Leaving out every picture, copy the lines of the data exactly, from the first through the line containing "plt.rcParams['font.family'] = ['Liberation".

-=-=-=-=-

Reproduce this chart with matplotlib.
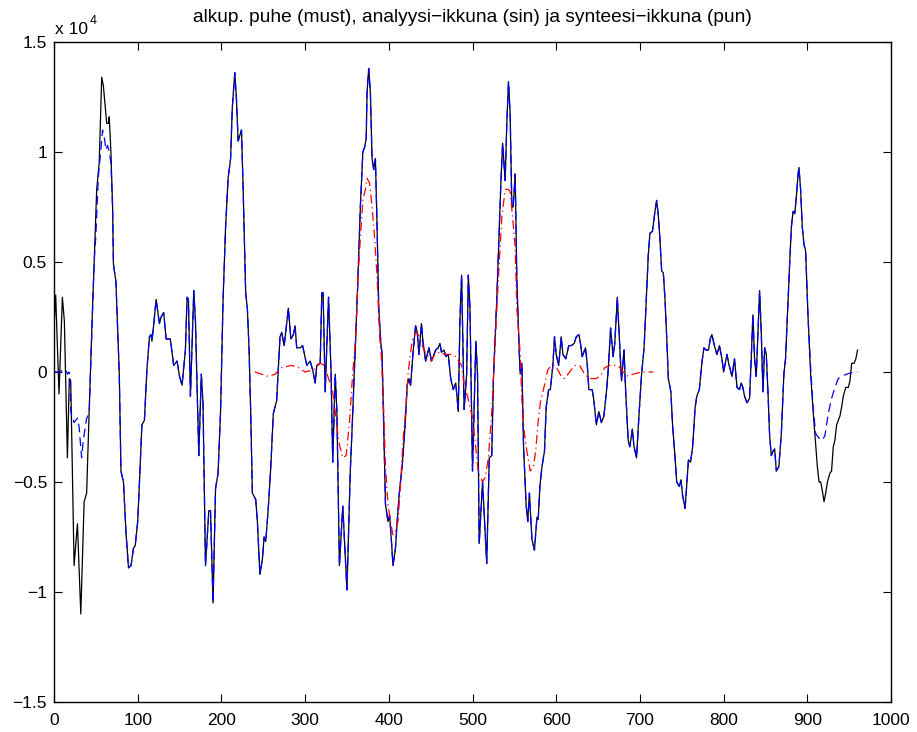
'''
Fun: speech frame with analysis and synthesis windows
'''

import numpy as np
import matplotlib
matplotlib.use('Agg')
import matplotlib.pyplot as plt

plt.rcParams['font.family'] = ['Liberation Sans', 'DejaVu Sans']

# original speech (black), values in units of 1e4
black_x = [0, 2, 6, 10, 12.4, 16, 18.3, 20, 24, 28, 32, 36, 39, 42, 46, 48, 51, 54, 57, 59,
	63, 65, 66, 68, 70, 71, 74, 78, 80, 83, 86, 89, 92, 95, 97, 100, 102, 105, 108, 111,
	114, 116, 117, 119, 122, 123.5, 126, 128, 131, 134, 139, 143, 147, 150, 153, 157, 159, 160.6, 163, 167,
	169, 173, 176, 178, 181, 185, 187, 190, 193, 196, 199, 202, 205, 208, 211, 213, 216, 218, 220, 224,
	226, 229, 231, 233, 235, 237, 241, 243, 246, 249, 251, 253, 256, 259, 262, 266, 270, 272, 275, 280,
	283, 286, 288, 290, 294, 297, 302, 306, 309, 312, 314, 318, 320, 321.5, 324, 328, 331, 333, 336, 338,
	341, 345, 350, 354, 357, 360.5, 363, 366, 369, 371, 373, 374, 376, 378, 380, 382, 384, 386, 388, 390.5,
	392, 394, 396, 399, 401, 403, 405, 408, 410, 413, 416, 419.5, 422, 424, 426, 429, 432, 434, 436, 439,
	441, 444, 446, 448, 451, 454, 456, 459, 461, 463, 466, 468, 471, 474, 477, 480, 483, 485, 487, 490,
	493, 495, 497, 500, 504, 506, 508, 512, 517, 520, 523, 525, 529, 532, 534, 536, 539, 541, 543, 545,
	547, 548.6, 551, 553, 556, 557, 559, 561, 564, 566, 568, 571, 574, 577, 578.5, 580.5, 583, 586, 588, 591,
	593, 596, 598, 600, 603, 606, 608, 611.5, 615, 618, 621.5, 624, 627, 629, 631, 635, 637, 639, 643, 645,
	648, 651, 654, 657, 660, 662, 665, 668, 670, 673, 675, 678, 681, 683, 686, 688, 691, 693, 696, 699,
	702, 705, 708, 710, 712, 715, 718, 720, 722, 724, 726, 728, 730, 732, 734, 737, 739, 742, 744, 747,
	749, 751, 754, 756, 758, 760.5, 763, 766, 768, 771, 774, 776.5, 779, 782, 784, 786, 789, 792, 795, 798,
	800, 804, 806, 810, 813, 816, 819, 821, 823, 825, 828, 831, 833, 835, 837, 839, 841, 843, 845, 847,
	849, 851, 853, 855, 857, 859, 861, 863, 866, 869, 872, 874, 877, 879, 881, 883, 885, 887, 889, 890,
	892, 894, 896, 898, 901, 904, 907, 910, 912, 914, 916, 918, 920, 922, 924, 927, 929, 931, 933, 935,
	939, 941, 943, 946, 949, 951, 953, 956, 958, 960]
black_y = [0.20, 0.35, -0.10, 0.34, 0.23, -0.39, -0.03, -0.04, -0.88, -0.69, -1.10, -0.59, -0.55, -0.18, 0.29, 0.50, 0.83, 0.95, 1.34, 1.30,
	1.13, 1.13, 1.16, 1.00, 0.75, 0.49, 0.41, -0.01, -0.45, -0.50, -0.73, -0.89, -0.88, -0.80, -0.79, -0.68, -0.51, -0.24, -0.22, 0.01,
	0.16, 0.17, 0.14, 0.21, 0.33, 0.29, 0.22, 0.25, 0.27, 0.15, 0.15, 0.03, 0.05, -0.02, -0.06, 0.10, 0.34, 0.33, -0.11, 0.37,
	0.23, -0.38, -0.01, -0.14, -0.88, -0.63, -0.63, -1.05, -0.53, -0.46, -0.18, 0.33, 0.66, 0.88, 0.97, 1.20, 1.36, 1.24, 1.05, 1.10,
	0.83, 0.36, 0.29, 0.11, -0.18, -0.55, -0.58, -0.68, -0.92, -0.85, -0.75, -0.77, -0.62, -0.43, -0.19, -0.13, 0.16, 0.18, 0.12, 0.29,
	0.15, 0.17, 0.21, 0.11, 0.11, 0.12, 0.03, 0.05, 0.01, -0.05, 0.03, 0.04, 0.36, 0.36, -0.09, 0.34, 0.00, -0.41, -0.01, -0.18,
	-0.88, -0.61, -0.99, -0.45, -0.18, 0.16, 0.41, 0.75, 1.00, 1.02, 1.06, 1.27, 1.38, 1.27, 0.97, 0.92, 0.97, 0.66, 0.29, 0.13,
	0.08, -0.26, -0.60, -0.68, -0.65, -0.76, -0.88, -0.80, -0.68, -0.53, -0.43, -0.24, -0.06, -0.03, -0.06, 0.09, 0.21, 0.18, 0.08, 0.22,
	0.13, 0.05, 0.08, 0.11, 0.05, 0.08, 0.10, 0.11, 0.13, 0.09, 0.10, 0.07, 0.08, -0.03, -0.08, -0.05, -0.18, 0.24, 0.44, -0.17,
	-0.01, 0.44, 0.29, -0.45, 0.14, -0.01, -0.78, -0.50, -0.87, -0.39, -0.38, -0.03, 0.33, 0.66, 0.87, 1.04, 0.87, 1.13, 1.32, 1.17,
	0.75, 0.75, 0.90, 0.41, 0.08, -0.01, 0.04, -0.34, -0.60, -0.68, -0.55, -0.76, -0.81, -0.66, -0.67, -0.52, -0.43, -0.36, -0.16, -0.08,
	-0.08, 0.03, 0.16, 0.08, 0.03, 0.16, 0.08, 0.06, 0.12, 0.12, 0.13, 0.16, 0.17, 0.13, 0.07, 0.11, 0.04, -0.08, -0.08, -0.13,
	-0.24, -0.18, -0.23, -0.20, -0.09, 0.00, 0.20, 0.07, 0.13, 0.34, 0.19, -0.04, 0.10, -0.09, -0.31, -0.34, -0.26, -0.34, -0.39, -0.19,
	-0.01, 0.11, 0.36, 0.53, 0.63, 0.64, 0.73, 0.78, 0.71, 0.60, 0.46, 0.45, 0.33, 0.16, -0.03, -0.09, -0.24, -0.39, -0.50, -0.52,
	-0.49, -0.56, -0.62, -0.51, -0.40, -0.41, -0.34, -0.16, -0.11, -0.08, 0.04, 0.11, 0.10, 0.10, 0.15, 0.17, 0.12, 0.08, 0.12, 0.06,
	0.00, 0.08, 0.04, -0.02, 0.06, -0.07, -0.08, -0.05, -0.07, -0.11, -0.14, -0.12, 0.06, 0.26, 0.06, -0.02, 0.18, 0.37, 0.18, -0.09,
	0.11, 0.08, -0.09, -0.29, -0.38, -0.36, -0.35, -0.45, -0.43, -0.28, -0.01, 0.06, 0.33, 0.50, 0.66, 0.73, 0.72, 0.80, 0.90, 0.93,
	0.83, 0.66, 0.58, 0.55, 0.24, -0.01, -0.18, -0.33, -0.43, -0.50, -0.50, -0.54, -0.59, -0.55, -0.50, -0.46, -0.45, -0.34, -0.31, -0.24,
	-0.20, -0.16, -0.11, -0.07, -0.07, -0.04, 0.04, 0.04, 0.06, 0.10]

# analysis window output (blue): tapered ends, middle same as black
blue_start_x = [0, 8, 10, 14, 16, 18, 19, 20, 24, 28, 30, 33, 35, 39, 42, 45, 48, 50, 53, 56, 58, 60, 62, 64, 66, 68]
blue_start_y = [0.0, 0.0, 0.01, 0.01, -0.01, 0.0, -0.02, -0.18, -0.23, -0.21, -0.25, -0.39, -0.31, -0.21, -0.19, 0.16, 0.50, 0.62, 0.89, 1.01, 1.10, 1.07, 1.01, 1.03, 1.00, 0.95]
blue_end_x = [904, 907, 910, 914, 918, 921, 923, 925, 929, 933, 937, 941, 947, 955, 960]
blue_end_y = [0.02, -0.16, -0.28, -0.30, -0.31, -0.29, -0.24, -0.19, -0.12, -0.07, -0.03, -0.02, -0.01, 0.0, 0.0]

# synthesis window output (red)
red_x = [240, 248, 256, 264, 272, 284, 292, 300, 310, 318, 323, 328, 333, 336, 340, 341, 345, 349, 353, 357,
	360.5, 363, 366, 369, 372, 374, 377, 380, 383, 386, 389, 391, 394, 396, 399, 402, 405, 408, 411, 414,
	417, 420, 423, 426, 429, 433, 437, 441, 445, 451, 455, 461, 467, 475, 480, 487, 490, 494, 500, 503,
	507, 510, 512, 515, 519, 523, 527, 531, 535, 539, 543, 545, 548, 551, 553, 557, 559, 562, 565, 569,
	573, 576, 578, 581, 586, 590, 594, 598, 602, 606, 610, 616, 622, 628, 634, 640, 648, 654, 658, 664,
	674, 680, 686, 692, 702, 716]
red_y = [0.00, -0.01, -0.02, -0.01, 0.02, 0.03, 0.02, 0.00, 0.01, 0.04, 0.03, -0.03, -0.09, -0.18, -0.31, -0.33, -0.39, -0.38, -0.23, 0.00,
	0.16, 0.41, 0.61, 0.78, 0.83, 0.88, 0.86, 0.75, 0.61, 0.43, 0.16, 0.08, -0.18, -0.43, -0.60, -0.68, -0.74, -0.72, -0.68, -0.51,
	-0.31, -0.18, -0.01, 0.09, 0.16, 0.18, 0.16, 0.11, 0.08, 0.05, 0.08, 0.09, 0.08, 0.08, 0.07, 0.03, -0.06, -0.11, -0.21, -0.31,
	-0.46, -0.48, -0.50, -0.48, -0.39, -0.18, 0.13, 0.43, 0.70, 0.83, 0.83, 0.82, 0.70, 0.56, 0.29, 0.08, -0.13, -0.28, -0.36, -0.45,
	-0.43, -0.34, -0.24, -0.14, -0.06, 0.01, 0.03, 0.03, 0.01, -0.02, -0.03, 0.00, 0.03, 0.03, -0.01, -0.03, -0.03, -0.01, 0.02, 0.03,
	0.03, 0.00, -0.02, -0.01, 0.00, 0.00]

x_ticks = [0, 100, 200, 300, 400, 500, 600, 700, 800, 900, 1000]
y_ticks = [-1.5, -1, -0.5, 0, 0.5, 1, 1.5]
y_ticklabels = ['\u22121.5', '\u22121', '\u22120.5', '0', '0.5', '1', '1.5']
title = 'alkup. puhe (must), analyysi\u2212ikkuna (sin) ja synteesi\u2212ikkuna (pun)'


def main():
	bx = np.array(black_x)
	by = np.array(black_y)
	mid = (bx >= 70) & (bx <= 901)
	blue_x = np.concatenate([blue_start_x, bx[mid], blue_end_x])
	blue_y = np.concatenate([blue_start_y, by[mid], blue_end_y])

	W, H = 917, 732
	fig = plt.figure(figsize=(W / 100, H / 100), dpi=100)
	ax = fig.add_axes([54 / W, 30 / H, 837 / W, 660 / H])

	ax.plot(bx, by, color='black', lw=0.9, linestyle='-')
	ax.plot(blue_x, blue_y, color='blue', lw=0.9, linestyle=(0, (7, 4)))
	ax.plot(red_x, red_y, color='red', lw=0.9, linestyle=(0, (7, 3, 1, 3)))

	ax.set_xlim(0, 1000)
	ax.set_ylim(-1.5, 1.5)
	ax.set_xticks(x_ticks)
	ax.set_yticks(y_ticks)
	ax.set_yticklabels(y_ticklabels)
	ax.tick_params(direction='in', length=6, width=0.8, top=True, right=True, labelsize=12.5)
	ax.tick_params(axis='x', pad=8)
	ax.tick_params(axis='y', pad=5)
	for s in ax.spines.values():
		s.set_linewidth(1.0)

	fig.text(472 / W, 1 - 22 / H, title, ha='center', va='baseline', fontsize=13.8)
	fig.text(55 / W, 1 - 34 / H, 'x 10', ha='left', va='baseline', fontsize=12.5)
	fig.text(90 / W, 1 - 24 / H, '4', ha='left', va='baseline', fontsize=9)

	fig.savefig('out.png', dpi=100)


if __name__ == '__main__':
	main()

-=-=-=-=-

Output:
Reproduce this chart with matplotlib.
'''
Fun: speech frame with analysis and synthesis windows
'''

import numpy as np
import matplotlib
matplotlib.use('Agg')
import matplotlib.pyplot as plt

plt.rcParams['font.family'] = ['Liberation Sans', 'DejaVu Sans']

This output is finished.